Let me clarify: I don't really have a big issue with using notecards to write down contextualized clues about a book or author to help a player remember stuff; I have a much bigger problem with a player using notecards just to list words and phrases associated with an answer and memorize them without making any effort to learn about the answer. Also, I suspect players have more time to read than you're letting on; I'm a pretty slow reader, but I always carry a book with me, and read it when I have a little down time (as in, on a bus, or waiting for an appointment, or before a class). I also tend to read in the bathroom and before falling asleep; that time adds up. You don't have to have a huge block of free time to do a little reading (although most people probably have more time than they think), and it adds up over time.
xpmath wrote:I understand and agree that reading actual works is the best way to get really good at literature, but I have trouble with longer poems that don't have characters and are reflections/conversations, etc. For example, consider Tintern Abbey; I've read the poem but I probably wouldn't be able to get a tossup on it until a line comes up that I've written about in a question of my own, or a common clue like Dorothy or the Wye. Even if you wanted to study it by listing or flashcards, what could you write down besides some lines or basic clues? I have no problem recalling poems that are more like epics or have distinguishable characters like Christabel, but I don't know what to do about other poems.
That's a good question. When reading a poem, I think it's key to try and understand the basic thread of the poem, or what its argument is. If you can't remember its argument (or important lines that stuck out to you), or describe it to someone else after reading it, you probably won't be able to buzz on anything but those basic clues. There are a bunch of ways to learn the argument and lines of a poem. You could read it out loud (which is fun to do and tends to make the poem more understandable to you and its lines more memorable). You could read an essay about the poem (there are a lot of good essays online and in literature databases that you may be able to access through your school). You could print out a copy of the poem, reread it, and underline/make notes on it. You could find an anthology that contains details about the poem. You could talk about it with someone else (teachers and fellow quizbowlers seem like good people to bounce ideas off of). All those things will help you remember not just lines of the poem, but what they mean, and that's what will really reward you in the long run (and not just at quizbowl tournaments).
Kwang the Ninja wrote:
magin wrote:Question writing helps a lot too...but only if you're making an effort to write good tossups on literature you don't know much or anything about (I might post about that in the future, if there's interest).
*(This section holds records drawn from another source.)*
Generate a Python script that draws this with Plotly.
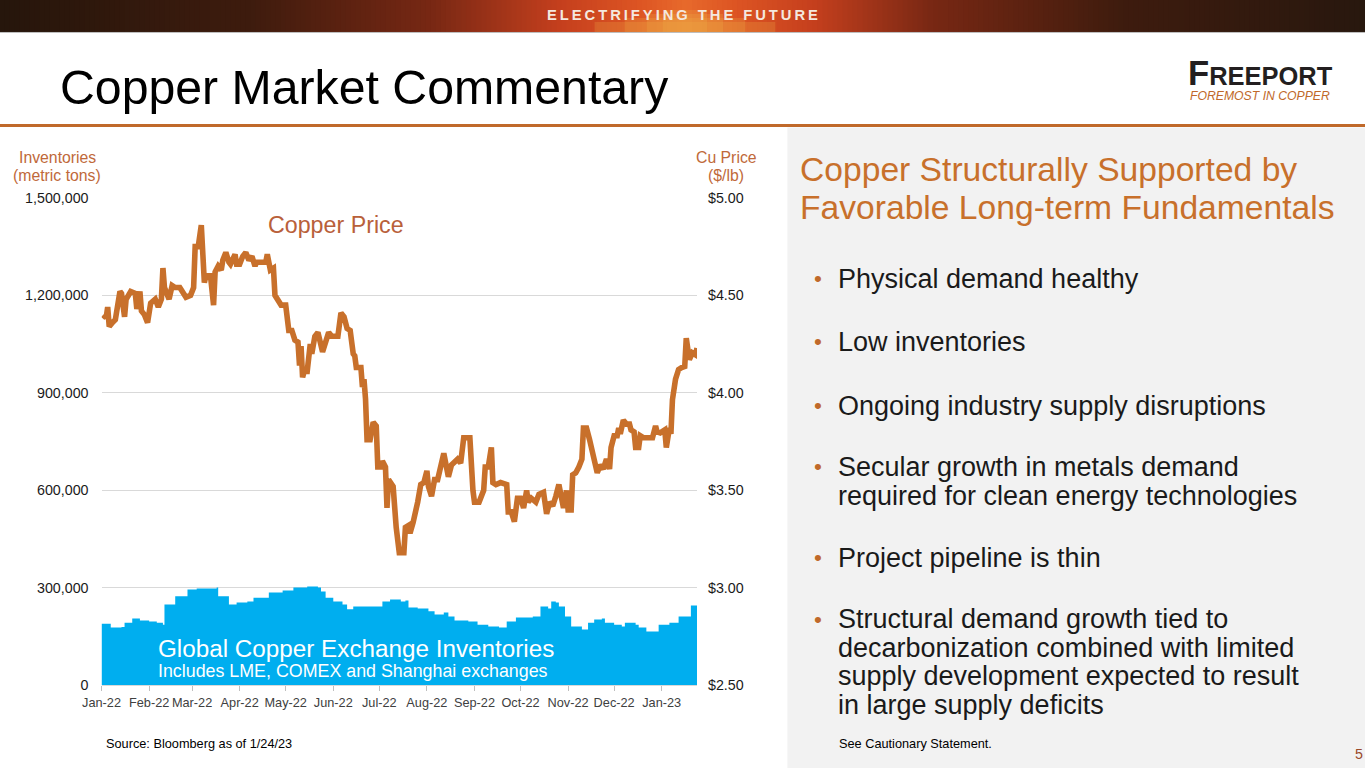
import pandas as pd
import plotly.graph_objects as go

# ---------------- data ----------------
start = pd.Timestamp("2022-01-01")

month_ticks = ["Jan-22", "Feb-22", "Mar-22", "Apr-22", "May-22", "Jun-22", "Jul-22",
               "Aug-22", "Sep-22", "Oct-22", "Nov-22", "Dec-22", "Jan-23"]

# Copper price ($/lb): days since 2022-01-01 and value
price_days = [1, 3, 4, 5, 7, 9, 12, 13, 15, 16, 19, 22, 23, 25, 26, 28, 30, 32, 35, 37, 39, 40, 41, 43, 44,
              46, 48, 51, 53, 55, 58, 60, 61, 63, 65, 67, 68, 71, 73, 74, 76, 78, 79, 81, 83, 84, 87, 88, 90,
              92, 94, 96, 98, 100, 101, 104, 107, 108, 110, 112, 113, 117, 120, 122, 124, 126, 128, 129, 130,
              131, 132, 134, 136, 137, 139, 141, 144, 146, 148, 150, 154, 156, 158, 160, 162, 164, 165, 166,
              169, 170, 171, 172, 173, 175, 177, 179, 180, 182, 183, 185, 186, 187, 190, 192, 194, 197, 198,
              200, 201, 203, 205, 206, 208, 210, 212, 213, 215, 217, 219, 221, 223, 224, 226, 228, 230, 232,
              234, 236, 238, 240, 242, 243, 246, 249, 250, 252, 254, 255, 257, 260, 264, 265, 267, 269, 271,
              273, 275, 277, 278, 280, 283, 285, 288, 290, 292, 294, 296, 298, 301, 303, 304, 306, 307, 309,
              311, 313, 314, 316, 318, 321, 323, 325, 327, 329, 331, 332, 334, 336, 337, 338, 340, 342, 344,
              345, 347, 348, 350, 351, 353, 356, 359, 361, 362, 364, 367, 368, 370, 371, 372, 374, 376, 378,
              380, 381, 383, 385, 387, 388]
price_values = [4.40, 4.385, 4.44, 4.34, 4.36, 4.375, 4.52, 4.51, 4.39, 4.48, 4.52, 4.51, 4.43, 4.52, 4.42,
                4.40, 4.36, 4.46, 4.48, 4.44, 4.48, 4.64, 4.54, 4.49, 4.48, 4.55, 4.54, 4.54, 4.52, 4.49,
                4.50, 4.54, 4.75, 4.75, 4.86, 4.565, 4.60, 4.60, 4.45, 4.62, 4.65, 4.63, 4.68, 4.72, 4.67,
                4.66, 4.71, 4.66, 4.66, 4.70, 4.72, 4.68, 4.70, 4.65, 4.67, 4.67, 4.67, 4.71, 4.63, 4.64,
                4.50, 4.45, 4.45, 4.32, 4.32, 4.27, 4.26, 4.14, 4.24, 4.08, 4.11, 4.11, 4.25, 4.20, 4.29,
                4.31, 4.21, 4.26, 4.31, 4.29, 4.29, 4.41, 4.39, 4.33, 4.32, 4.20, 4.19, 4.13, 4.13, 4.03,
                4.07, 3.97, 3.76, 3.76, 3.85, 3.83, 3.62, 3.62, 3.65, 3.62, 3.41, 3.555, 3.52, 3.31, 3.18,
                3.18, 3.31, 3.32, 3.28, 3.335, 3.40, 3.44, 3.53, 3.54, 3.60, 3.52, 3.47, 3.555, 3.555, 3.62,
                3.69, 3.65, 3.57, 3.63, 3.65, 3.66, 3.64, 3.77, 3.77, 3.77, 3.50, 3.44, 3.44, 3.50, 3.62,
                3.62, 3.72, 3.54, 3.53, 3.54, 3.53, 3.39, 3.39, 3.34, 3.46, 3.46, 3.41, 3.50, 3.44, 3.46,
                3.44, 3.48, 3.49, 3.38, 3.44, 3.42, 3.47, 3.53, 3.41, 3.50, 3.40, 3.40, 3.58, 3.59, 3.62,
                3.66, 3.82, 3.82, 3.76, 3.66, 3.59, 3.63, 3.61, 3.66, 3.61, 3.72, 3.78, 3.78, 3.82, 3.79,
                3.86, 3.84, 3.84, 3.81, 3.80, 3.72, 3.72, 3.78, 3.77, 3.77, 3.77, 3.83, 3.80, 3.795, 3.81,
                3.72, 3.82, 3.79, 3.965, 4.07, 4.12, 4.13, 4.135, 4.28, 4.17, 4.205, 4.195, 4.23]

# Global copper exchange inventories (metric tons)
inv_days = [0, 6, 13, 15, 20, 25, 31, 36, 40, 41, 48, 56, 62, 75, 76, 83, 88, 95, 99, 109, 118, 125, 134,
            141, 143, 146, 151, 157, 160, 164, 183, 188, 195, 198, 200, 206, 213, 217, 223, 226, 230, 239,
            245, 252, 259, 264, 270, 281, 286, 291, 293, 296, 298, 302, 306, 313, 317, 321, 326, 328, 334,
            339, 341, 348, 350, 355, 363, 370, 376, 384, 388]
inv_values = [190000, 178000, 180000, 193000, 206000, 200000, 197000, 193000, 187000, 249000, 274000,
              295000, 298000, 301000, 274000, 249000, 255000, 258000, 270000, 286000, 292000, 301000,
              304000, 301000, 289000, 270000, 258000, 249000, 234000, 243000, 258000, 264000, 258000,
              261000, 240000, 237000, 228000, 218000, 224000, 212000, 200000, 197000, 187000, 181000,
              178000, 197000, 209000, 212000, 243000, 237000, 258000, 255000, 243000, 212000, 181000,
              172000, 193000, 203000, 206000, 193000, 187000, 181000, 193000, 187000, 178000, 166000,
              187000, 193000, 212000, 246000, 243000]

left_ticks = [0, 300000, 600000, 900000, 1200000, 1500000]
right_ticks = [2.50, 3.00, 3.50, 4.00, 4.50, 5.00]

bullets = [
    ["Physical demand healthy"],
    ["Low inventories"],
    ["Ongoing industry supply disruptions"],
    ["Secular growth in metals demand", "required for clean energy technologies"],
    ["Project pipeline is thin"],
    ["Structural demand growth tied to", "decarbonization combined with limited",
     "supply development expected to result", "in large supply deficits"],
]

# ---------------- helpers ----------------
W, H = 1365, 768
# the photographed page appears shrunk and offset; lay out in target-picture pixels
SX, SY, OX, OY = 0.982, 0.980, 19.8, 8.0
FS = 1 / 0.981
def px(x):
    return ((x - OX) / SX) / W
def py(y):
    return 1 - ((y - OY) / SY) / H
def fs(s):
    return round(s * FS, 2)

price_dates = start + pd.to_timedelta(price_days, unit="D")
inv_dates = start + pd.to_timedelta(inv_days, unit="D")
tick_dates = pd.date_range("2022-01-01", periods=len(month_ticks), freq="MS")

ORANGE = "#C8702B"
TXT_OR = "#C0693A"
FONT = "Liberation Sans, Arial, sans-serif"

fig = go.Figure()
fig.add_trace(go.Scatter(
    x=inv_dates, y=inv_values, mode="lines", fill="tozeroy",
    line=dict(width=0, shape="hv", color="#00AEEF"), fillcolor="#00AEEF",
    hoverinfo="skip", yaxis="y"))
fig.add_trace(go.Scatter(
    x=price_dates, y=price_values, mode="lines",
    line=dict(width=5.6, color=ORANGE), yaxis="y2"))

shapes = []
# banner gradient
stops = [(0, (38, 22, 12)), (250, (62, 28, 14)), (430, (120, 40, 20)), (560, (198, 64, 30)),
         (640, (222, 86, 36)), (683, (232, 106, 44)), (730, (222, 86, 36)), (810, (198, 64, 30)),
         (930, (120, 40, 20)), (1120, (62, 28, 14)), (1365, (40, 24, 14))]
def col_at(x):
    for (x0, c0), (x1, c1) in zip(stops[:-1], stops[1:]):
        if x0 <= x <= x1:
            t = (x - x0) / (x1 - x0)
            return "rgb(%d,%d,%d)" % tuple(int(a + (b - a) * t) for a, b in zip(c0, c1))
    return "rgb(40,24,14)"
step = 5
for x in range(0, W, step):
    shapes.append(dict(type="rect", xref="paper", yref="paper", x0=px(x), x1=px(x + step + 1),
                       y0=py(32), y1=1.05, fillcolor=col_at(x + step / 2), line_width=0, layer="below"))
# soft yellow glow at bottom centre of banner
for half_w, top in [(90, 22), (60, 18), (38, 14), (22, 10)]:
    shapes.append(dict(type="rect", xref="paper", yref="paper", x0=px(683 - half_w), x1=px(683 + half_w),
                       y0=py(32), y1=py(top), fillcolor="rgba(240,175,70,0.24)", line_width=0,
                       layer="below"))
shapes.append(dict(type="line", xref="paper", yref="paper", x0=-0.05, x1=1.05, y0=py(32.5), y1=py(32.5),
                   line=dict(color="#BDBDBD", width=1)))
# orange rule
shapes.append(dict(type="line", xref="paper", yref="paper", x0=-0.05, x1=1.05, y0=py(125.5), y1=py(125.5),
                   line=dict(color="#C0692A", width=3)))
# right grey panel
shapes.append(dict(type="rect", xref="paper", yref="paper", x0=px(785), x1=1.05, y0=-0.05, y1=py(127.5),
                   fillcolor="#F2F2F2", line_width=0, layer="below"))

ann = []
def text(x, y, s, size, color="#000000", xanchor="left", family=FONT, **kw):
    ann.append(dict(x=px(x), y=py(y), xref="paper", yref="paper", text=s, showarrow=False,
                    xanchor=xanchor, yanchor="middle",
                    font=dict(size=fs(size), color=color, family=family), **kw))

sp = "\u2009"
banner = (sp + " " + sp).join(sp.join(word) for word in ["ELECTRIFYING", "THE", "FUTURE"])
text(681, 15, "<b>" + banner + "</b>", 14.5, "#F4E8DE", "center")
text(58.5, 87, "Copper Market Commentary", 47.3, "#000000")
text(1256, 73, "<b>F<span style='font-size:%spx'>REEPORT</span></b>" % fs(25), 34, "#231F20", "center")
text(1256, 96, "<i>FOREMOST IN COPPER</i>", 12, "#C0692A", "center")

text(58, 158, "Inventories", 15.5, TXT_OR, "center")
text(58, 176, "(metric tons)", 15.5, TXT_OR, "center")
text(724, 158, "Cu Price", 15.5, TXT_OR, "center")
text(724, 176, "($/lb)", 15.5, TXT_OR, "center")
text(335, 225, "Copper Price", 22.8, "#B9603A", "center")
text(156, 649, "Global Copper Exchange Inventories", 23.8, "#FFFFFF")
text(156, 672, "Includes LME, COMEX and Shanghai exchanges", 17.5, "#FFFFFF")

text(796, 170, "Copper Structurally Supported by", 33, "#C8702B")
text(796, 208, "Favorable Long-term Fundamentals", 33, "#C8702B")

bullet_y = [[279], [342], [406], [467, 496], [558], [620, 649, 677, 706]]
for lines, ys in zip(bullets, bullet_y):
    text(810, ys[0], "•", 22, "#C0692A")
    for ln, yy in zip(lines, ys):
        text(833, yy, ln, 26.5, "#1A1A1A")

text(104, 744, "Source: Bloomberg as of 1/24/23", 12.5, "#000000")
text(834, 744, "See Cautionary Statement.", 12.5, "#000000")
text(1354, 755, "5", 14, "#9A4A2A", "center")

fig.update_layout(
    width=W, height=H, autosize=False,
    margin=dict(l=0, r=0, t=0, b=0),
    paper_bgcolor="white", plot_bgcolor="rgba(0,0,0,0)",
    showlegend=False, font=dict(family=FONT, color="#262626"),
    shapes=shapes, annotations=ann,
    xaxis=dict(domain=[px(102), px(695)], type="date",
               range=["2022-01-01", "2023-01-24"],
               tickvals=tick_dates, ticktext=month_ticks,
               tickfont=dict(size=fs(12.5), color="#404040"),
               ticks="outside", ticklen=5, tickcolor="#BFBFBF",
               showline=True, linecolor="#D9D9D9", showgrid=False, zeroline=False),
    yaxis=dict(domain=[py(686), py(198)], range=[0, 1500000],
               tickvals=left_ticks, tickformat=",",
               tickfont=dict(size=fs(14), color="#1A1A1A"),
               showgrid=True, gridcolor="#D9D9D9", zeroline=False, ticklabelstandoff=12),
    yaxis2=dict(domain=[py(686), py(198)], range=[2.5, 5.0], overlaying="y", side="right",
                tickvals=right_ticks, tickformat="$.2f",
                tickfont=dict(size=fs(14), color="#1A1A1A"),
                showgrid=False, zeroline=False, ticklabelstandoff=10),
)

post = ("document.documentElement.style.margin='0';document.body.style.margin='0';"
        "document.body.style.overflow='hidden';")
fig.write_html("out.html", config={"displayModeBar": False}, post_script=post)
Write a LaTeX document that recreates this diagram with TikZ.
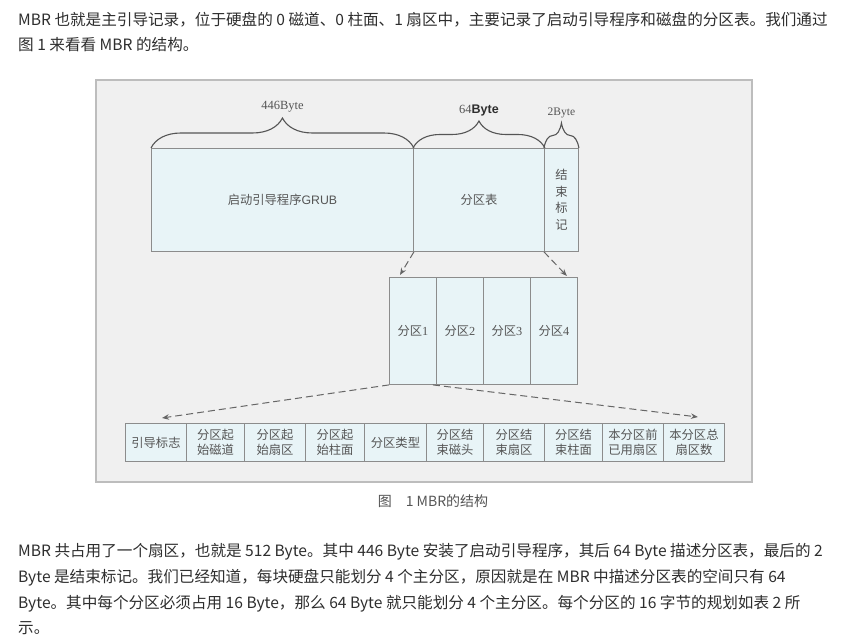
\documentclass[tikz,border=0pt]{standalone}
\usepackage{fontspec}
\setmainfont{Noto Sans CJK SC}
\newfontfamily\byteserif{Liberation Serif}
\newfontfamily\bytesans{Liberation Sans}
\usepackage{tikz}
\usetikzlibrary{positioning, calc, arrows.meta, decorations.pathreplacing}
\usepackage{xcolor}

\definecolor{boxfill}{HTML}{E8F4F7}
\definecolor{boxline}{HTML}{8C8C8C}
\definecolor{framefill}{HTML}{F0F0F0}
\definecolor{framerule}{HTML}{BDBDBD}
\definecolor{labelgray}{HTML}{555555}
\definecolor{bodytext}{HTML}{2E2E2E}

\tikzset{
    cell/.style={draw=boxline, fill=boxfill, line width=0.9pt, anchor=north west,
        inner sep=0pt, text=labelgray, align=center, font=\fontsize{12.3}{15.5}\selectfont},
    ptr/.style={draw=labelgray!90, line width=1pt, dash pattern=on 7pt off 4pt,
        -{Stealth[length=7pt,width=5.5pt]}},
    bytebrace/.style={draw=labelgray, line width=1.1pt, decorate,
        decoration={brace, amplitude=#1}},
    para/.style={anchor=west, inner sep=0pt, text=bodytext, font=\fontsize{15.6}{18}\selectfont},
}

\begin{document}
\begin{tikzpicture}[x=1pt, y=-1pt]
    \useasboundingbox[fill=white] (0,0) rectangle (859,639);

    % text above the figure
    \node[para] (intro1) at (18,20) {MBR 也就是主引导记录，位于硬盘的 0 磁道、0 柱面、1 扇区中，主要记录了启动引导程序和磁盘的分区表。我们通过};
    \node[para] (intro2) at (18,45) {图 1 来看看 MBR 的结构。};

    % figure frame
    \draw[framerule, fill=framefill, line width=1.5pt] (96,80) rectangle (752,482);

    % the 512 byte sector
    \node[cell, minimum width=262pt, minimum height=103pt] (grub) at (151,148) {启动引导程序{\bytesans GRUB}};
    \node[cell, minimum width=131pt, minimum height=103pt] (ptable) at (413,148) {分区表};
    \node[cell, minimum width=34pt, minimum height=103pt, font=\fontsize{12.3}{16.5}\selectfont] (endmark) at (544,148) {结\\束\\标\\记};

    \draw[bytebrace=30pt] (grub.north west) -- (grub.north east)
        node[midway, above=32pt, text=labelgray, font=\byteserif\fontsize{12.5}{14}\selectfont] (sz446) {446Byte};
    \draw[bytebrace=27pt] (ptable.north west) -- (ptable.north east)
        node[midway, above=28pt, text=labelgray, font=\byteserif\fontsize{12.5}{14}\selectfont] (sz64) {64{\bytesans\bfseries\color{bodytext}Byte}};
    \draw[bytebrace=25pt] (endmark.north west) -- (endmark.north east)
        node[midway, above=26pt, text=labelgray, font=\byteserif\fontsize{11.5}{13}\selectfont] (sz2) {2Byte};

    % four partition entries
    \foreach \n [evaluate=\n as \xx using 389+47*(\n-1)] in {1,2,3,4} {
        \node[cell, minimum width=47pt, minimum height=107pt] (p\n) at (\xx,277) {分区{\byteserif\n}};
    }

    % 16 bytes of one entry
    \foreach \xx/\ww/\txt [count=\i] in {125/61/{引导标志}, 186/58/{分区起\\始磁道}, 244/61/{分区起\\始扇区},
        305/59/{分区起\\始柱面}, 364/62/{分区类型}, 426/57/{分区结\\束磁头}, 483/61/{分区结\\束扇区},
        544/58/{分区结\\束柱面}, 602/61/{本分区前\\已用扇区}, 663/61/{本分区总\\扇区数}} {
        \node[cell, minimum width=\ww pt, minimum height=38pt] (f\i) at (\xx,423) {\txt};
    }

    \draw[ptr] (grub.south east) -- ($(p1.north west)+(11,-2)$);
    \draw[ptr] (endmark.south west) -- ($(p4.north east)+(-11,-1)$);
    \draw[ptr] (p1.south west) -- ($(f1.north west)+(37,-5)$);
    \draw[ptr] ($(p1.south east)+(-4,0)$) -- ($(f10.north east)+(-27,-6)$);

    \node[text=labelgray, font=\fontsize{14}{17}\selectfont] (caption) at (433,501) {图\quad 1 MBR的结构};

    % text below the figure
    \node[para] (note1) at (18,552) {MBR 共占用了一个扇区，也就是 512 Byte。其中 446 Byte 安装了启动引导程序，其后 64 Byte 描述分区表，最后的 2};
    \node[para] (note2) at (18,578) {Byte 是结束标记。我们已经知道，每块硬盘只能划分 4 个主分区，原因就是在 MBR 中描述分区表的空间只有 64};
    \node[para] (note3) at (18,604) {Byte。其中每个分区必须占用 16 Byte，那么 64 Byte 就只能划分 4 个主分区。每个分区的 16 字节的规划如表 2 所};
    \node[para] (note4) at (18,628) {示。};
\end{tikzpicture}
\end{document}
I'm pretty interested in this: I've always had trouble writing tossups on works that I haven't read and that aren't super-canonical, and this is something that really bugs me. Do you have any advice?
Sure. You might want to check out this thread: viewtopic.php?f=21&t=6968, which contains a bunch of advice on finding good clues. The first thing you want to do when writing a tossup on a work or author you don't know well (or at all) is probably to learn some basic information about the answer. Wikipedia can sometimes be an okay source, but it's extremely erratic and often not useful. Masterplots is definitely better than Wikipedia, but I don't like it because you have no way of knowing what plot elements are important and why and which ones are minor from just a plot summary. Some sources that tend to be good: book reviews from reputable newspapers and magazines, especially literary magazines such as the New York Review of Books. There are public domain sites like Bartleby.com that have a lot of good sources to find information. Print encyclopedias and books like the Harold Bloom critical discussions of works of literature tend to be excellent sources; you can find them at most libraries. If your school has access to databases such as JSTOR, critical essays can give you really good overviews of important/memorable details and scenes. Searching Google books usually turns up at least a few excellent sources (especially when you select "limited and full preview" on the left). Even sites like SparkNotes and their ilk contain some good information, but you really have to know what you're doing to mine those sites well.

As for selecting clues from those sources, I'd recommend that you understand the clues you're using as well as possible (that's why I tend to recommend more in-depth sources, since they'll usually explain the significance of the clue you want to use. The important question, to me, is "Will this clue reward knowledge of this book/author before rewarding knowledge memorized for quizbowl?" For instance, if every player you know buzzes on "Norwegian playwright" with "Ibsen," then any clue calling him Norwegian should be later in the tossup than clues about his plays. There's no clear-cut guide, so just try to put clues that people know just for answering tossups after clues that people are likely to be known from reading/primary interest. Does that help?